The final show of Academy Players 49th season is Lerner & Lowe's famous musical, "My Fair Lady". Based on George Bernard Shaw's 1914 play, 'Pygmalion", the story is about Eliza Doolittle, a Cockney flower seller in Covent Garden. She agrees to take speech lessons from phonetician, Henry Higgins after he insults her manner of speech after their first meeting. The story follows her journey from rags to riches in a joyful manner and keeps your attention all night long.
The show is directed by Cait Calvo, a theater veteran of many years and is musically directed by Judith Stillman who has a major international concert and recording career. She also conducts the splendid orchestra for the show while doing a magnificent job on the keyboards. Choreographer Mary Gendreau creates some upbeat dances for "Little Bit of Luck" and "Get Me to the Church", a tango for "The Rain in Spain" and the graceful, "Embassy Waltz". The numerous outstanding costumes are by Jackie Granja with Heather Tingle as costume designer and head seamstress. The women's gowns are colorful and well done as is the set by George Reed, Pierre Mali, Chip Koch, Carl Glass and Bill Zech who created three huge chandeliers. The marble steps were built by Pierre and the expert painting design on them by Alex Lorraine. Tech director Dennis Pouliot keeps the show well lit and also handles the sound on the many body mics. The multitude of props are handled by Barbara Green and gathered by Shareen Zaki.
The cast is headed by veteran actor, Michael Thurber as Henry Higgins. He is perfect as the ultimate curmudgeon who yells and rails at people for not doing his bidding. Michael's accent and diction are so precise that you understand his every line and lyric. His strong singing voice starts off the show with the tongue twisting, "Why Can't The English" and continues to show off his expert handling of "An Ordinary Man" and "Hymn to Him" but tugs at the heartstrings in his lament at losing Eliza in "I've Grown Accustomed to Her Face". Michael brings out the fun side of Higgins in the "The Rain in Spain" trio and in "You Did It". Bravo. His leading lady is played by Liana Stillman, a high school senior with many credits to her name, having started performing at age 5. Her many songs include "Wouldn't It Be Loverly" backed up by a topnotch harmony, as well as the exuberant "I Could Have Dance All Night" when her crush on Higgins is revealed, when she finally learns to speak like a lady in the trio of "Rain In Spain" and in two angry songs "Show Me" and "Without You" Her entrance in her gorgeous ball gown is breathtaking, too. Higgins' right hand man, Colonel Pickering is played with gusto by Stephen DeCesare. He plays a stodgy older man who treats Eliza respectfully and gets a chance to show off his glorious voice in "You Did It" where it soars off the charts when he sings of Higgins success with Eliza at the Ball. Stephen gives this role the needed energy and comic timing to pull it off.
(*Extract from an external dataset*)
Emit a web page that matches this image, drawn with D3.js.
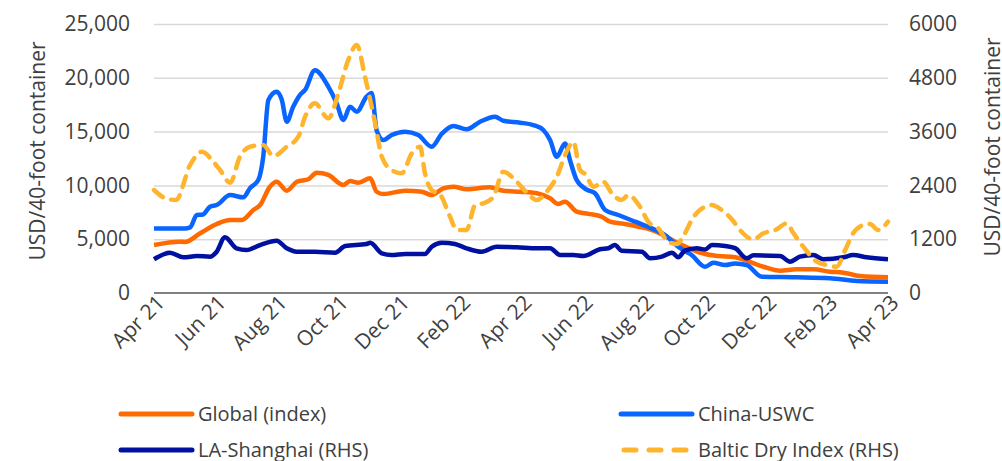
<!DOCTYPE html>
<html>
<head>
<meta charset="utf-8">
<script src="https://cdn.jsdelivr.net/npm/d3@7"></script>
<style>
  body { margin: 0; background: #fff; }
  svg text { font-family: "Open Sans", sans-serif; fill: #404040; }
</style>
</head>
<body>
<svg id="chart" width="1002" height="461"></svg>
<script>
// x values are months since Apr 2021
let tickLabels = ['Apr 21', 'Jun 21', 'Aug 21', 'Oct 21', 'Dec 21', 'Feb 22', 'Apr 22',
                  'Jun 22', 'Aug 22', 'Oct 22', 'Dec 22', 'Feb 23', 'Apr 23'];
let leftTicks = [0, 5000, 10000, 15000, 20000, 25000];
let rightTicks = [0, 1200, 2400, 3600, 4800, 6000];

// Global (index), USD/40ft, left axis
let globalIdx = [
  [0, 4460], [0.85, 4770], [1.01, 4740], [1.51, 5550], [2.05, 6410], [2.49, 6780], [2.87, 6780],
  [3.25, 7710], [3.47, 8180], [3.79, 9880], [4.01, 10340], [4.34, 9510], [4.67, 10340], [5.05, 10570],
  [5.32, 11180], [5.70, 10970], [6.19, 10040], [6.41, 10410], [6.68, 10250], [7.07, 10660], [7.28, 9410],
  [7.50, 9200], [8.21, 9510], [8.76, 9410], [9.08, 9110], [9.46, 9730], [9.79, 9880], [10.22, 9640],
  [10.98, 9820], [11.42, 9510], [11.97, 9410], [12.52, 9270], [12.95, 8800], [13.22, 8270], [13.44, 8490],
  [13.82, 7560], [14.20, 7350], [14.64, 7090], [14.91, 6630], [15.40, 6410], [15.84, 6160], [16.27, 5860],
  [16.71, 5300], [17.14, 4620], [17.58, 4060], [18.02, 3620], [18.45, 3440], [19.00, 3320], [19.38, 3000],
  [19.93, 2440], [20.47, 2070], [21.01, 2200], [21.56, 2200], [22.10, 1980], [22.54, 1890], [23.08, 1580],
  [24.00, 1460]
];

// China-USWC, left axis
let chinaUswc = [
  [0, 6000], [1.01, 6000], [1.18, 6100], [1.40, 7250], [1.60, 7300], [1.83, 8020], [2.05, 8180],
  [2.49, 9100], [2.92, 8890], [3.14, 9750], [3.41, 10500], [3.57, 12640], [3.74, 17940], [4.01, 18700],
  [4.18, 17940], [4.34, 15920], [4.55, 17300], [4.77, 18400], [4.94, 18870], [5.26, 20700], [5.70, 19170],
  [5.97, 17640], [6.19, 16080], [6.41, 17300], [6.63, 16850], [6.95, 18250], [7.12, 18580], [7.28, 15100],
  [7.50, 14220], [7.77, 14680], [8.21, 14990], [8.64, 14680], [9.08, 13600], [9.41, 14800], [9.79, 15520],
  [10.22, 15210], [10.66, 15920], [11.15, 16390], [11.42, 16010], [11.97, 15830], [12.40, 15610],
  [12.73, 15150], [12.95, 14220], [13.17, 12670], [13.44, 13900], [13.60, 12360], [13.82, 10500],
  [14.15, 9600], [14.42, 9270], [14.75, 7710], [15.18, 7250], [15.73, 6630], [16.27, 6010], [16.71, 5390],
  [17.14, 4300], [17.58, 3530], [18.02, 2440], [18.29, 2820], [18.67, 2600], [19.00, 2750], [19.38, 2600],
  [19.87, 1510], [21.01, 1460], [22.10, 1370], [22.98, 1120], [24.00, 1050]
];

// LA-Shanghai, right axis
let laShanghai = [
  [0, 752], [0.52, 899], [0.96, 796], [1.40, 825], [1.83, 810], [2.05, 921], [2.32, 1242], [2.70, 997],
  [3.02, 959], [3.47, 1070], [4.01, 1166], [4.34, 997], [4.67, 921], [5.26, 921], [5.92, 899], [6.25, 1048],
  [6.95, 1093], [7.07, 1122], [7.45, 885], [7.77, 847], [8.21, 870], [8.86, 870], [9.08, 1032], [9.41, 1122],
  [9.84, 1093], [10.22, 997], [10.71, 921], [11.20, 1032], [11.86, 1019], [12.52, 997], [12.95, 997],
  [13.28, 847], [13.71, 847], [14.04, 825], [14.58, 975], [14.86, 997], [15.07, 1070], [15.29, 944],
  [15.95, 921], [16.22, 774], [16.61, 810], [16.94, 899], [17.14, 796], [17.36, 944], [17.75, 997],
  [18.02, 970], [18.24, 1070], [18.67, 1048], [19.00, 1000], [19.38, 774], [19.60, 840], [20.47, 825],
  [20.80, 698], [21.12, 810], [21.56, 847], [21.88, 752], [22.54, 796], [22.86, 847], [23.30, 796],
  [24.00, 752]
];

// Baltic Dry Index, right axis
let balticDry = [
  [0, 2297], [0.38, 2111], [0.72, 2074], [1.18, 2854], [1.57, 3151], [1.94, 2928], [2.16, 2743],
  [2.49, 2460], [2.81, 3040], [3.14, 3263], [3.57, 3300], [3.90, 3055], [4.34, 3263], [4.72, 3486],
  [4.94, 3932], [5.26, 4230], [5.70, 3895], [6.03, 4453], [6.35, 5196], [6.63, 5530], [6.90, 4823],
  [7.23, 3784], [7.45, 3040], [7.77, 2743], [8.10, 2669], [8.43, 3115], [8.70, 3263], [8.86, 2669],
  [9.08, 2297], [9.35, 2200], [9.68, 1701], [9.90, 1405], [10.22, 1405], [10.50, 1962], [10.77, 2000],
  [11.10, 2148], [11.42, 2705], [11.86, 2482], [12.19, 2237], [12.52, 2074], [12.84, 2260], [13.17, 2594],
  [13.49, 3151], [13.71, 3374], [13.93, 2743], [14.10, 2650], [14.37, 2371], [14.69, 2482], [14.97, 2223],
  [15.29, 2074], [15.51, 2185], [15.89, 1924], [16.16, 1590], [16.49, 1443], [16.81, 1144], [17.09, 1093],
  [17.36, 1331], [17.58, 1628], [17.79, 1813], [18.24, 1962], [18.56, 1851], [18.90, 1640], [19.16, 1405],
  [19.60, 1197], [19.93, 1331], [20.36, 1420], [20.69, 1554], [20.91, 1331], [21.23, 1032], [21.67, 698],
  [22.00, 624], [22.32, 587], [22.60, 959], [22.86, 1331], [23.19, 1516], [23.41, 1539], [23.68, 1405],
  [24.00, 1590]
];

let series = [
  {name: 'Global (index)', data: globalIdx, color: '#ff6a00', axis: 'left', dash: null},
  {name: 'China-USWC', data: chinaUswc, color: '#0a64ff', axis: 'left', dash: null},
  {name: 'LA-Shanghai (RHS)', data: laShanghai, color: '#0010a0', axis: 'right', dash: null},
  {name: 'Baltic Dry Index (RHS)', data: balticDry, color: '#ffb42e', axis: 'right', dash: '11,9'},
];

let pLeft = 154, pRight = 888, pTop = 24, pBottom = 293;

let svg = d3.select('#chart');

let x = d3.scaleLinear().domain([0, 24]).range([pLeft, pRight]);
let yL = d3.scaleLinear().domain([0, 25000]).range([pBottom, pTop]);
let yR = d3.scaleLinear().domain([0, 6000]).range([pBottom, pTop]);

// gridlines
svg.append('g')
    .attr('transform', `translate(${pLeft},0)`)
    .call(d3.axisLeft(yL).tickValues(leftTicks.slice(1)).tickSize(-(pRight - pLeft)).tickFormat(''))
    .call(g => g.select('.domain').remove())
    .selectAll('line')
    .attr('stroke', '#d9d9d9')
    .attr('stroke-width', 1.5);

// left axis labels
svg.append('g')
    .attr('transform', `translate(${pLeft - 24},0)`)
    .call(d3.axisLeft(yL).tickValues(leftTicks).tickSize(0).tickFormat(d3.format(',')))
    .call(g => g.select('.domain').remove())
    .selectAll('text')
    .attr('x', 0)
    .style('font-size', '21px')
    .style('fill', '#404040');

// right axis labels
svg.append('g')
    .attr('transform', `translate(${pRight + 21},0)`)
    .call(d3.axisRight(yR).tickValues(rightTicks).tickSize(0).tickFormat(d3.format('d')))
    .call(g => g.select('.domain').remove())
    .selectAll('text')
    .attr('x', 0)
    .style('font-size', '21px')
    .style('fill', '#404040');

// x axis labels
svg.append('g')
    .selectAll('text')
    .data(tickLabels)
    .enter()
    .append('text')
    .attr('text-anchor', 'end')
    .attr('transform', (d, i) => `translate(${x(i * 2) + 12},${pBottom + 11}) rotate(-45)`)
    .style('font-size', '21px')
    .text(d => d);

// axis titles
svg.append('text')
    .attr('transform', `translate(45,151) rotate(-90)`)
    .attr('text-anchor', 'middle')
    .style('font-size', '21px')
    .text('USD/40-foot container');

svg.append('text')
    .attr('transform', `translate(1000,147) rotate(-90)`)
    .attr('text-anchor', 'middle')
    .style('font-size', '21px')
    .text('USD/40-foot container');

// lines
series.forEach(s => {
  let yy = s.axis === 'left' ? yL : yR;
  let line = d3.line()
      .x(d => x(d[0]))
      .y(d => yy(d[1]))
      .curve(d3.curveMonotoneX);
  svg.append('path')
      .datum(s.data)
      .attr('d', line)
      .attr('fill', 'none')
      .attr('stroke', s.color)
      .attr('stroke-width', 4.5)
      .attr('stroke-linejoin', 'round')
      .attr('stroke-linecap', s.dash ? 'round' : 'butt')
      .attr('stroke-dasharray', s.dash);
});

// baseline
svg.append('line')
    .attr('x1', pLeft)
    .attr('x2', pRight)
    .attr('y1', pBottom)
    .attr('y2', pBottom)
    .attr('stroke', '#808080')
    .attr('stroke-width', 2);

// legend
let legendPos = [[121, 414], [621, 414], [121, 450], [621, 450]];
let legend = svg.append('g')
    .selectAll('g')
    .data(series)
    .enter()
    .append('g')
    .attr('transform', (d, i) => `translate(${legendPos[i][0]},${legendPos[i][1]})`);

legend.append('line')
    .attr('x1', d => d.dash ? 3 : 0)
    .attr('x2', 71)
    .attr('stroke', d => d.color)
    .attr('stroke-width', 5)
    .attr('stroke-linecap', 'round')
    .attr('stroke-dasharray', d => d.dash ? '12,13' : null);

legend.append('text')
    .attr('x', 77)
    .attr('dy', '0.35em')
    .style('font-size', '20px')
    .text(d => d.name);
</script>
</body>
</html>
Another comic performance is given by Thomas Epstein as Eliza's father, Alfie P. Doolittle who is constantly drunk. His acting is wonderful as is his singing voice which he shows off in "Little Bit of Luck" and "Get Me to the Church on Time" which turn into big chorus song and dance extravaganzas. His two energetic drinking cronies are played by Chris Maxwell and Peter Fournier who sing and dance up a storm in this show. Another outstanding voice belongs to Steve Michelsson who plays Freddy, Eliza's love interest. His rendition of "On The Street Where You Live" is wonderful and his acting as her naive, rich and spoiled young man is right on the money. Mary Paolino plays his worry wart mother and Ruth Waterman plays Higgins' mother with the right amount of feistiness. Patrice Delponte uses her gorgeous soprano voice as Mrs. Pearce, Higgins maid who leads the servant chorus in the show. Kudos to one and all who worked on this show. So for a trip back to England in the early 1900's be sure to see "My Fair Lady" at Academy Players.